Poets And Quants | New Kellogg MBA Application Goes Live

17/07/2017

Northwestern University’s Kellogg School of Management today (July 12) made its new MBA application live and changed up a key essay question for candidates.

After a review by the school’s admissions committee, Kellogg tweaked one 450-word-limit written essay on leadership and teamwork by including language from the school’s purpose statement. This year’s revamped prompt: Kellogg’s purpose is to educate, equip & inspire brave leaders who create lasting value.  Tell us about a time you have demonstrated leadership and created lasting value.  What challenges did you face, and what did you learn?

The change is subtle. Last year’s prompt was: Leadership and teamwork are integral parts of the Kellogg experience. Describe a recent and meaningful time you were a leader. What challenges did you face, and what did you learn? 

APPLICATIONS TO KELLOGG’S TWO-YEAR MBA PROGRAM UP SLIGHTLY BY 1%

Kate Smith heads up MBA admissions at the Kellogg School of Management

After a year in which applications for the two-year MBA program rose slightly by 1% to 4,595 from 4,553 a year earlier, it’s the only substantial change in the school’s 2017-2018 application. We have not made a lot of significant changes this year,” says Kate Smith, assistant dean of admissions and financial aid at Kellogg. “A couple of years ago we really got sharp on what we are looking for and we’re happy with what we are getting from applicants. So we changed only the first essay question.”

“Our reasoning for the change is that leadership can be described in many different ways but we are specifically looking for candidates who are spearheading change or creating legacy in one’s organization,” adds Smith, in an interview with Poets&Quants. “We want our people to be those who leave a lasting mark on their organizations.”

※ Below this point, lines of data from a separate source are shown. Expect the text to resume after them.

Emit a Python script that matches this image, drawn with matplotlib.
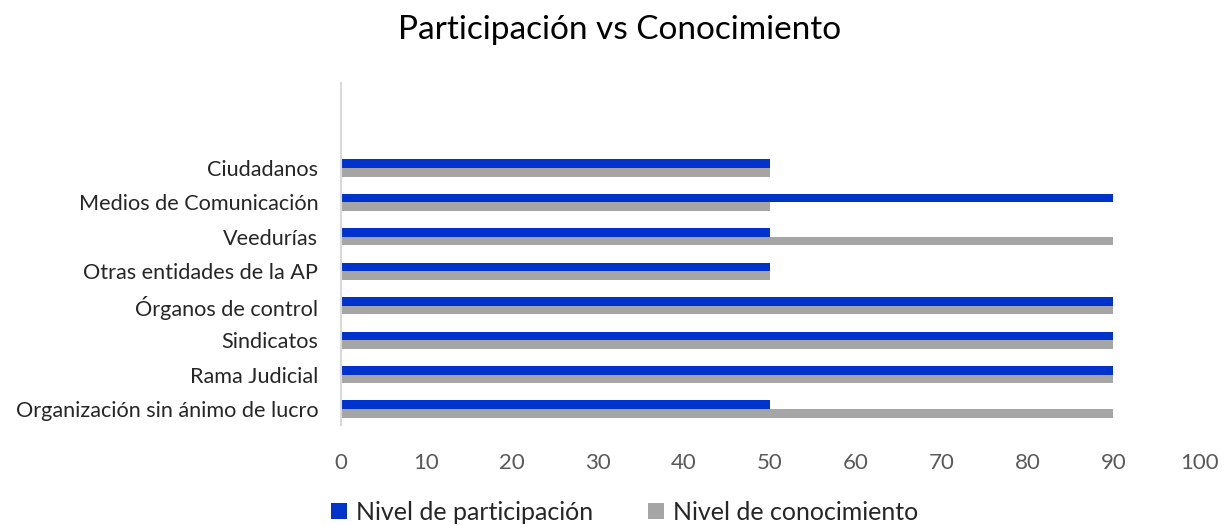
import numpy as np
import matplotlib.pyplot as plt

# --- DADOS ---
categorias = ["Organización sin ánimo de lucro", "Rama Judicial", "Sindicatos",
              "Órganos de control", "Otras entidades de la AP", "Veedurías",
              "Medios de Comunicación", "Ciudadanos"]
participacion = [50, 90, 90, 90, 50, 50, 90, 50]
conocimiento = [90, 90, 90, 90, 50, 90, 50, 50]
xticks = [0, 10, 20, 30, 40, 50, 60, 70, 80, 90, 100]

AZUL = "#0033CC"
GRIS = "#A5A5A5"

plt.rcParams['font.family'] = ['Lato', 'DejaVu Sans']

fig = plt.figure(figsize=(12.25, 5.25), dpi=100)
ax = fig.add_axes([0.278, 0.190, 0.701, 0.652])

y = np.arange(len(categorias))
h = 0.25
ax.barh(y + h / 2, participacion, height=h, color=AZUL, label="Nivel de participación")
ax.barh(y - h / 2, conocimiento, height=h, color=GRIS, label="Nivel de conocimiento")

ax.set_xlim(0, 100)
ax.set_ylim(-0.47, 9.47)
ax.set_xticks(xticks)
ax.set_yticks(y)
ax.set_yticklabels(categorias, fontsize=15.6, color="#262626")
ax.tick_params(axis='x', labelsize=16, labelcolor="#595959", length=0, pad=20)
ax.tick_params(axis='y', length=0, pad=16)

for s in ["top", "right", "bottom"]:
    ax.spines[s].set_visible(False)
ax.spines["left"].set_color("#D9D9D9")
ax.spines["left"].set_linewidth(1.5)

fig.suptitle("Participación vs Conocimiento", x=0.506, y=0.972, fontsize=24, color="black")

fig.legend(loc="center", bbox_to_anchor=(0.51, 0.024), ncol=2,
           frameon=False, fontsize=18, handlelength=0.65, handleheight=0.65,
           handletextpad=0.35, columnspacing=2.2, labelcolor="#262626")

fig.savefig("out.png", dpi=100)
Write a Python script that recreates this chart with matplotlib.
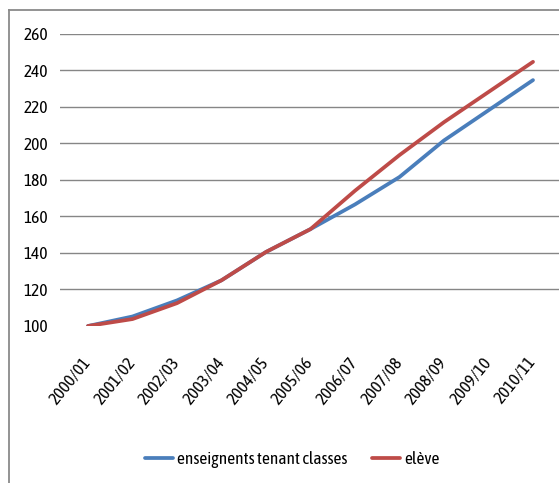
import matplotlib
matplotlib.use("Agg")
import matplotlib.pyplot as plt
from matplotlib import font_manager
from matplotlib.lines import Line2D

names = {f.name for f in font_manager.fontManager.ttflist}
font = 'Lato'
for cand in ['Asap Condensed', 'Archivo Narrow', 'Roboto Condensed', 'Carlito']:
    if cand in names:
        font = cand
        break
plt.rcParams['font.family'] = [font, 'DejaVu Sans']
FS = 12.5

years = ['2000/01', '2001/02', '2002/03', '2003/04', '2004/05', '2005/06',
         '2006/07', '2007/08', '2008/09', '2009/10', '2010/11']
enseignants = [100, 105.2, 114, 125, 140.5, 153, 166.5, 181.5, 201.5, 218, 234.5]
eleve = [100, 103.8, 112.5, 125, 140.5, 153, 174, 193.5, 211.5, 228, 244.5]
yticks = [100, 120, 140, 160, 180, 200, 220, 240, 260]

W, H = 559, 483
fig = plt.figure(figsize=(W / 100, H / 100), dpi=100)
left, right = 60, 559
top, bottom = 33.5, 326
ax = fig.add_axes([left / W, 1 - bottom / H, (right - left) / W, (bottom - top) / H])

x = list(range(len(years)))
ax.plot(x, enseignants, color='#4A7EBB', lw=2.7, solid_capstyle='round',
        label='enseignents tenant classes', zorder=3)
ax.plot(x, eleve, color='#BE4B48', lw=2.7, solid_capstyle='round',
        label='elève', zorder=4)

ax.set_xlim((left - 88) / 44.5, (right - 88) / 44.5)
ax.set_ylim(100, 260)
ax.set_yticks(yticks)
ax.set_xticks(x)
ax.set_xticklabels(years, rotation=51, ha='right', va='center', rotation_mode='anchor')
ax.tick_params(axis='both', length=0, labelsize=FS, colors='black')
ax.tick_params(axis='y', pad=8.5)
ax.tick_params(axis='x', pad=24)
for s in ax.spines.values():
    s.set_visible(False)
for yv in yticks[1:]:
    ax.axhline(yv, color='#868686', lw=1.0, zorder=1)

leg = fig.legend(loc='center', bbox_to_anchor=(292 / W, 1 - 460 / H), ncol=2,
                 frameon=False, fontsize=FS, handlelength=1.6, handletextpad=0.23,
                 columnspacing=1.45)

fig.add_artist(Line2D([9 / W, 9 / W], [0, 1 - 10 / H], color='#8a8a8a', lw=1.3,
                      transform=fig.transFigure))
fig.add_artist(Line2D([9 / W, 1], [1 - 10 / H, 1 - 10 / H], color='#8a8a8a', lw=1.3,
                      transform=fig.transFigure))

fig.savefig('out.png', dpi=100)
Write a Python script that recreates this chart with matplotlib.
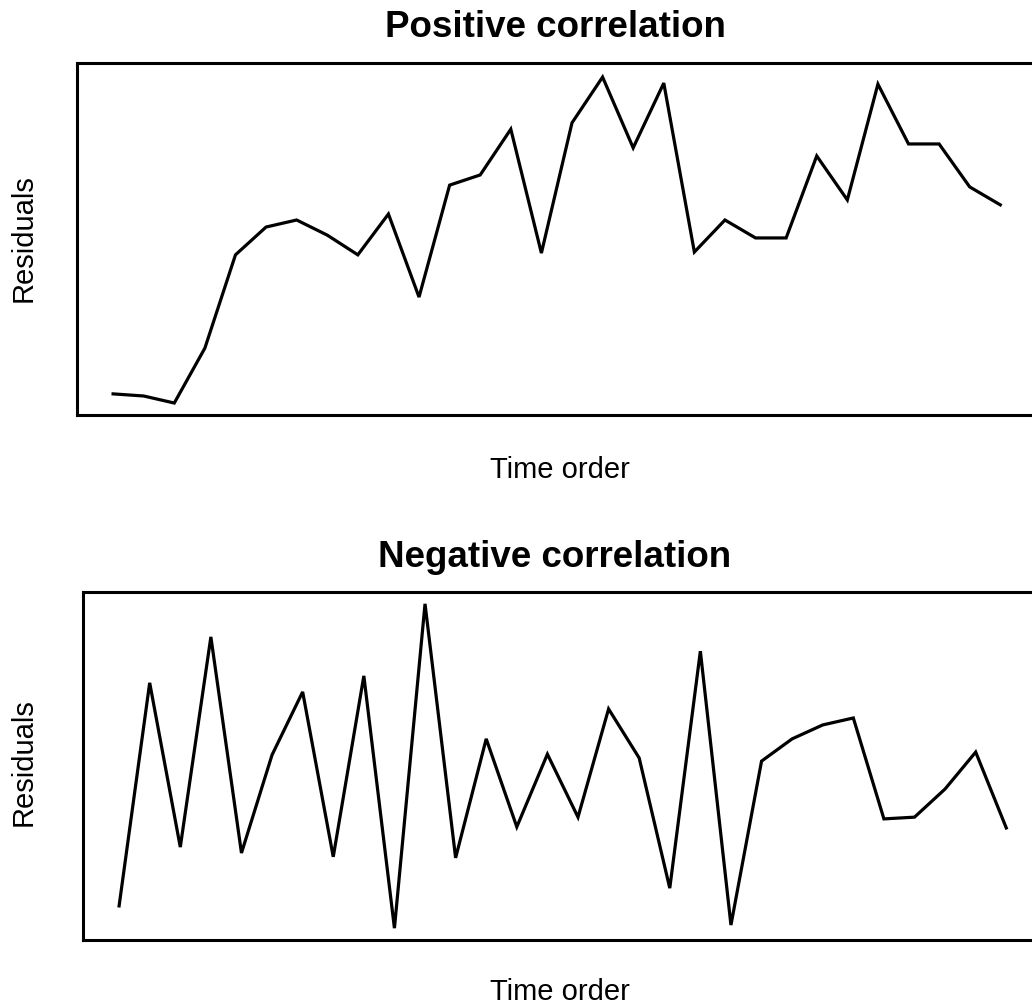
import matplotlib
matplotlib.use("Agg")
import matplotlib.pyplot as plt
import numpy as np

plt.rcParams['font.family'] = ['Liberation Sans', 'DejaVu Sans']

# Residuals in time order (arbitrary units, 0-10 scale)
positive_resid = [0.60, 0.54, 0.34, 1.90, 4.55, 5.34, 5.54, 5.11, 4.55, 5.71,
                  3.35, 6.53, 6.82, 8.12, 4.60, 8.30, 9.60, 7.59, 9.43, 4.63,
                  5.54, 5.03, 5.03, 7.36, 6.11, 9.40, 7.70, 7.70, 6.48, 5.97]
negative_resid = [0.98, 7.39, 2.67, 8.71, 2.50, 5.32, 7.13, 2.39, 7.59, 0.34,
                  9.66, 2.36, 5.78, 3.25, 5.34, 3.53, 6.64, 5.23, 1.49, 8.30,
                  0.43, 5.14, 5.78, 6.18, 6.38, 3.48, 3.53, 4.34, 5.40, 3.22]
titles = ["Positive correlation", "Negative correlation"]
x_label = "Time order"
y_label = "Residuals"

W, H = 1032, 1005
fig = plt.figure(figsize=(W / 100, H / 100), dpi=100)

def px_axes(left, top, bottom, width):
    return fig.add_axes([left / W, 1 - bottom / H, width / W, (bottom - top) / H])

# (axes, data, title baseline, x-label baseline, y-label centre) in pixels
panels = [
    (px_axes(77, 63, 415, 960), positive_resid, 37, 478, 238),
    (px_axes(83, 592, 940, 960), negative_resid, 567, 1000, 762),
]

for i, (ax, resid, ty, xly, yly) in enumerate(panels):
    t = np.arange(len(resid))
    ax.plot(t, resid, color='black', lw=2.3, solid_joinstyle='miter')
    ax.set_xlim(-1.18, 30.2)
    ax.set_ylim(0, 10)
    ax.set_xticks([])
    ax.set_yticks([])
    for s in ax.spines.values():
        s.set_linewidth(2.2)
    fig.text(555 / W, 1 - ty / H, titles[i], ha='center', va='baseline',
             fontsize=26.5, fontweight='bold')
    fig.text(560 / W, 1 - xly / H, x_label, ha='center', va='baseline',
             fontsize=21)
    fig.text(24 / W, 1 - yly / H, y_label, ha='center', va='center',
             fontsize=21, rotation=90)

fig.savefig("out.png", dpi=100, facecolor='white')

Otherwise, Smith is standing pat on every other element of Kellogg’s application this year, including the school’s long-standing desire to interview in person as many applicants as possible, its two written essays and a trio of video essays, including one that candidates know in advance. “Our goal is to meet all of our applicants, wherever they are in the world,” she says. “We have found the video component to be a wonderful opportunity to meet the candidates and to hear how they communicate.”

IMMIGRATION WORRIES AREN’T HAVING AN IMPACT ON THIS YEAR’S CLASS

Widespread concern by international candidates of anti-immigration talk by the Trump administration has not had an impact on the school’s applicant pool. Smith told Poets&Quants, “With all the candidates we admitted, we are highly likely to have the same percentage of internationals as we had last year, and the demand from international students we saw was there,” she says. “They accepted their admission offers. Our concern was that we would see a drop off of  acceptance rate (by international), but we didn’t see any negative impact there.”

Overall, Smith adds, the school saw continued “strong demand from high-caliber students. The only other trend is that demand from women is increasing. The number of women applying to Kellogg has been growing on a percentage basis so that is exciting. ”

Meantime, the school just matriculated its largest class of one-year MBA students ever. Between 2011, the year before Smith left her job as senior director of marketing for Gatorade to join Kellogg, and 2017, the school’s one-year MBA program has grown in size by more than 50%. In what is the 53rd year of the one-year option, Kellogg has just enrolled its largest class of 135 students two weeks ago. “We were in the low 80s in enrollment in my first year here,” she says. “The quality of demand is phenomenal. We continue to see demand from all over the globe. In years past, the demand for this one- year degree was higher from international students who accounted for just over half the students. This year we are at 60% domestic students so there also has been growth in demand from applicants in the U.S.”

GOLDMAN SACHS, LINKEDIN, APPLE & AMAZON NOW USING VIDEO TO INTERVIEW

Smith says the school is especially pleased at the use of video, added in 2013, as an application component. At Kellogg, the first video question is something of an ice breaker, randomly chosen from a rotating pool of queries. The second question offers applicants a chance to describe which Kellogg MBA program they are most interested in, whether the one-year or two-year MBA, the MMM program with the university’s engineering school or its JD-MBA, their plans for the future and how Kellogg could help them on that journey. Candidates are given 20 seconds to think about their question and up to one minute to give their response.

“We did not make any material changes to it,” says Smith. “The structure is the same. The idea is that you are being asked a question randomly and you have to think on your feet and respond. In a live conversation, of course, you wouldn’t have 20 seconds to think about a response. So we have found the time frame helpful and we provide practice questions for them to get comfortable with the technology.”

The video test, which was expanded to three questions last year from two, also mirrors increasing use of video in the corporate world. “What we are seeing is that MBA students often are being interviewed for jobs by video. We have seen this trend accelerate over the past year. Goldman Sachs dropped in-person interviews last year to require a video essay to all applicants in the first round. LinkedIn, Amazon and Apple now leverage videos in the hiring process. Video is just becoming more prominent as a communications medium.”